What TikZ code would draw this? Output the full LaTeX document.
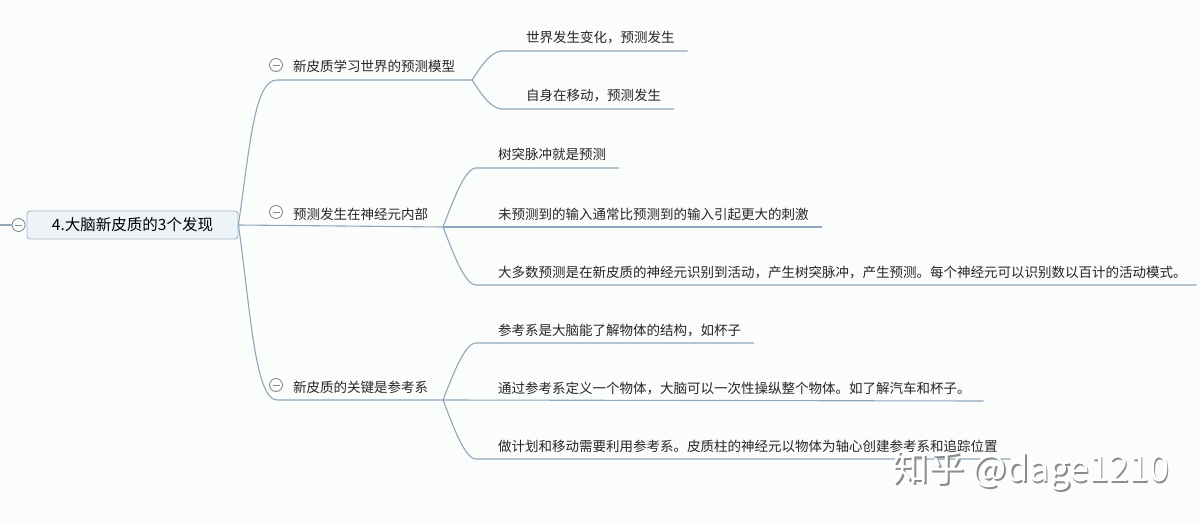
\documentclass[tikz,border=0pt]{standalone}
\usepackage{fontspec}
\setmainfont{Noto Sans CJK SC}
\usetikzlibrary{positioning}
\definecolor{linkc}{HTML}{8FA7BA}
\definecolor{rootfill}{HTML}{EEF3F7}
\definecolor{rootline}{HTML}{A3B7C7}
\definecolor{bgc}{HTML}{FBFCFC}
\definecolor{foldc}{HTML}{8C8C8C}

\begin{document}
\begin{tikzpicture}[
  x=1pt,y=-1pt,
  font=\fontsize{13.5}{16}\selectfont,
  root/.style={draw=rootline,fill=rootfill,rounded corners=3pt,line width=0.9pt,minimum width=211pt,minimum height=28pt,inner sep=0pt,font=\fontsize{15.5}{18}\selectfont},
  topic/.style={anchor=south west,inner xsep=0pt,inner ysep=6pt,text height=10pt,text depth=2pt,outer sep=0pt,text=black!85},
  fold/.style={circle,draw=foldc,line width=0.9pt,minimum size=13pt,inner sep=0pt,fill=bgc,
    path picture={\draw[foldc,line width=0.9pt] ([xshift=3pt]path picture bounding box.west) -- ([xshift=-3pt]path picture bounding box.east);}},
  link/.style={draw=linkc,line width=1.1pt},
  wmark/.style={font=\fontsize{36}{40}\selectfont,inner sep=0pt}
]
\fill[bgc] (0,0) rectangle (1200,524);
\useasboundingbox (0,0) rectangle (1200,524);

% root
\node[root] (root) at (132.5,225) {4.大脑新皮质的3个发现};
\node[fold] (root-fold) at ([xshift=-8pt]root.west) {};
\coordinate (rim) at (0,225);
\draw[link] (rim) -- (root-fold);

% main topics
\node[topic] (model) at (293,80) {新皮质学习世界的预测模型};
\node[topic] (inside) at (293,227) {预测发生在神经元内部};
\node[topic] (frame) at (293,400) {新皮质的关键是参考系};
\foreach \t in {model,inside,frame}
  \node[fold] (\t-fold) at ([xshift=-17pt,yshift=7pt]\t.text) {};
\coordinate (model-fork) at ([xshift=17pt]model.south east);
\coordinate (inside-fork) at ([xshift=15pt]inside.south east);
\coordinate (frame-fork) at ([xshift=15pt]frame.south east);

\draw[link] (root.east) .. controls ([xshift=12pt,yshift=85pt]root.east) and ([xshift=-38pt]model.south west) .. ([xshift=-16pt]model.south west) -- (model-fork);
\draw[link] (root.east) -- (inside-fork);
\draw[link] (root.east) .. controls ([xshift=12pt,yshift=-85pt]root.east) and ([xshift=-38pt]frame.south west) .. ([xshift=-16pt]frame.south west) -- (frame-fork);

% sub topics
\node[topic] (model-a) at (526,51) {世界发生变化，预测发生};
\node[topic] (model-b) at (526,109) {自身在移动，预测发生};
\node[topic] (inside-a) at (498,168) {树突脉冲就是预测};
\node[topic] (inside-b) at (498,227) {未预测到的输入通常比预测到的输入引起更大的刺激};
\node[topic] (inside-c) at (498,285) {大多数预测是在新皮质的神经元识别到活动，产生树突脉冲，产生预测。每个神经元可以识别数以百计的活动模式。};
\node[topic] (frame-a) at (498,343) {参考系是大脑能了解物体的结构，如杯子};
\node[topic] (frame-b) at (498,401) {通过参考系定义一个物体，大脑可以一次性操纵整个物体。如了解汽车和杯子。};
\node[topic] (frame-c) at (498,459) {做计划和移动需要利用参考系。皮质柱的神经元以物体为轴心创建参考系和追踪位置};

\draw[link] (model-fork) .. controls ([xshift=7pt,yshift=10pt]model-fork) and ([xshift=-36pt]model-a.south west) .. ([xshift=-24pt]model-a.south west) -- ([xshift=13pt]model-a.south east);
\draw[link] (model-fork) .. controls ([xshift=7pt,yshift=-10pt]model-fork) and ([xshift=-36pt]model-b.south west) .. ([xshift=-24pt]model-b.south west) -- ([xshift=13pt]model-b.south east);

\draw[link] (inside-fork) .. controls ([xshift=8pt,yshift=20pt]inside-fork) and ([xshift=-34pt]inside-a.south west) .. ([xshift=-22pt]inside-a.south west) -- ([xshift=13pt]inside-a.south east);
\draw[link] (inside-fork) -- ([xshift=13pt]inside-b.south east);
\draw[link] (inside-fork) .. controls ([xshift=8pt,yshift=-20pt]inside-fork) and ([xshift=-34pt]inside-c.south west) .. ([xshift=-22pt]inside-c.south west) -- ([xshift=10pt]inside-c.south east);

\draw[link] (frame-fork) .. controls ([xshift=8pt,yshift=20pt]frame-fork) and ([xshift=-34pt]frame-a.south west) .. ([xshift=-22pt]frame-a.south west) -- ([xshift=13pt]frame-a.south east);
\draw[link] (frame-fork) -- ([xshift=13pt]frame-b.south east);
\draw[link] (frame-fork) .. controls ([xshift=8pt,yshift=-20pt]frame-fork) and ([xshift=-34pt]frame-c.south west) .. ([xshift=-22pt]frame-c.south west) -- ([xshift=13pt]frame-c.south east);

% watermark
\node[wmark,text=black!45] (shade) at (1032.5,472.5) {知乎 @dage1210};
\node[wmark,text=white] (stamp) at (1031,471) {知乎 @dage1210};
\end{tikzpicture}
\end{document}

^^^^^^^^^^^^^^^^

**TASK REQUIREMENTS:**
Write out the listing above exactly as it stands, pictures excluded.

**WORKED ANSWER:**
What TikZ code would draw this? Output the full LaTeX document.
\documentclass[tikz,border=0pt]{standalone}
\usepackage{fontspec}
\setmainfont{Noto Sans CJK SC}
\usetikzlibrary{positioning}
\definecolor{linkc}{HTML}{8FA7BA}
\definecolor{rootfill}{HTML}{EEF3F7}
\definecolor{rootline}{HTML}{A3B7C7}
\definecolor{bgc}{HTML}{FBFCFC}
\definecolor{foldc}{HTML}{8C8C8C}

\begin{document}
\begin{tikzpicture}[
  x=1pt,y=-1pt,
  font=\fontsize{13.5}{16}\selectfont,
  root/.style={draw=rootline,fill=rootfill,rounded corners=3pt,line width=0.9pt,minimum width=211pt,minimum height=28pt,inner sep=0pt,font=\fontsize{15.5}{18}\selectfont},
  topic/.style={anchor=south west,inner xsep=0pt,inner ysep=6pt,text height=10pt,text depth=2pt,outer sep=0pt,text=black!85},
  fold/.style={circle,draw=foldc,line width=0.9pt,minimum size=13pt,inner sep=0pt,fill=bgc,
    path picture={\draw[foldc,line width=0.9pt] ([xshift=3pt]path picture bounding box.west) -- ([xshift=-3pt]path picture bounding box.east);}},
  link/.style={draw=linkc,line width=1.1pt},
  wmark/.style={font=\fontsize{36}{40}\selectfont,inner sep=0pt}
]
\fill[bgc] (0,0) rectangle (1200,524);
\useasboundingbox (0,0) rectangle (1200,524);

% root
\node[root] (root) at (132.5,225) {4.大脑新皮质的3个发现};
\node[fold] (root-fold) at ([xshift=-8pt]root.west) {};
\coordinate (rim) at (0,225);
\draw[link] (rim) -- (root-fold);

% main topics
\node[topic] (model) at (293,80) {新皮质学习世界的预测模型};
\node[topic] (inside) at (293,227) {预测发生在神经元内部};
\node[topic] (frame) at (293,400) {新皮质的关键是参考系};
\foreach \t in {model,inside,frame}
  \node[fold] (\t-fold) at ([xshift=-17pt,yshift=7pt]\t.text) {};
\coordinate (model-fork) at ([xshift=17pt]model.south east);
\coordinate (inside-fork) at ([xshift=15pt]inside.south east);
\coordinate (frame-fork) at ([xshift=15pt]frame.south east);

\draw[link] (root.east) .. controls ([xshift=12pt,yshift=85pt]root.east) and ([xshift=-38pt]model.south west) .. ([xshift=-16pt]model.south west) -- (model-fork);
\draw[link] (root.east) -- (inside-fork);
\draw[link] (root.east) .. controls ([xshift=12pt,yshift=-85pt]root.east) and ([xshift=-38pt]frame.south west) .. ([xshift=-16pt]frame.south west) -- (frame-fork);

% sub topics
\node[topic] (model-a) at (526,51) {世界发生变化，预测发生};
\node[topic] (model-b) at (526,109) {自身在移动，预测发生};
\node[topic] (inside-a) at (498,168) {树突脉冲就是预测};
\node[topic] (inside-b) at (498,227) {未预测到的输入通常比预测到的输入引起更大的刺激};
\node[topic] (inside-c) at (498,285) {大多数预测是在新皮质的神经元识别到活动，产生树突脉冲，产生预测。每个神经元可以识别数以百计的活动模式。};
\node[topic] (frame-a) at (498,343) {参考系是大脑能了解物体的结构，如杯子};
\node[topic] (frame-b) at (498,401) {通过参考系定义一个物体，大脑可以一次性操纵整个物体。如了解汽车和杯子。};
\node[topic] (frame-c) at (498,459) {做计划和移动需要利用参考系。皮质柱的神经元以物体为轴心创建参考系和追踪位置};

\draw[link] (model-fork) .. controls ([xshift=7pt,yshift=10pt]model-fork) and ([xshift=-36pt]model-a.south west) .. ([xshift=-24pt]model-a.south west) -- ([xshift=13pt]model-a.south east);
\draw[link] (model-fork) .. controls ([xshift=7pt,yshift=-10pt]model-fork) and ([xshift=-36pt]model-b.south west) .. ([xshift=-24pt]model-b.south west) -- ([xshift=13pt]model-b.south east);

\draw[link] (inside-fork) .. controls ([xshift=8pt,yshift=20pt]inside-fork) and ([xshift=-34pt]inside-a.south west) .. ([xshift=-22pt]inside-a.south west) -- ([xshift=13pt]inside-a.south east);
\draw[link] (inside-fork) -- ([xshift=13pt]inside-b.south east);
\draw[link] (inside-fork) .. controls ([xshift=8pt,yshift=-20pt]inside-fork) and ([xshift=-34pt]inside-c.south west) .. ([xshift=-22pt]inside-c.south west) -- ([xshift=10pt]inside-c.south east);

\draw[link] (frame-fork) .. controls ([xshift=8pt,yshift=20pt]frame-fork) and ([xshift=-34pt]frame-a.south west) .. ([xshift=-22pt]frame-a.south west) -- ([xshift=13pt]frame-a.south east);
\draw[link] (frame-fork) -- ([xshift=13pt]frame-b.south east);
\draw[link] (frame-fork) .. controls ([xshift=8pt,yshift=-20pt]frame-fork) and ([xshift=-34pt]frame-c.south west) .. ([xshift=-22pt]frame-c.south west) -- ([xshift=13pt]frame-c.south east);

% watermark
\node[wmark,text=black!45] (shade) at (1032.5,472.5) {知乎 @dage1210};
\node[wmark,text=white] (stamp) at (1031,471) {知乎 @dage1210};
\end{tikzpicture}
\end{document}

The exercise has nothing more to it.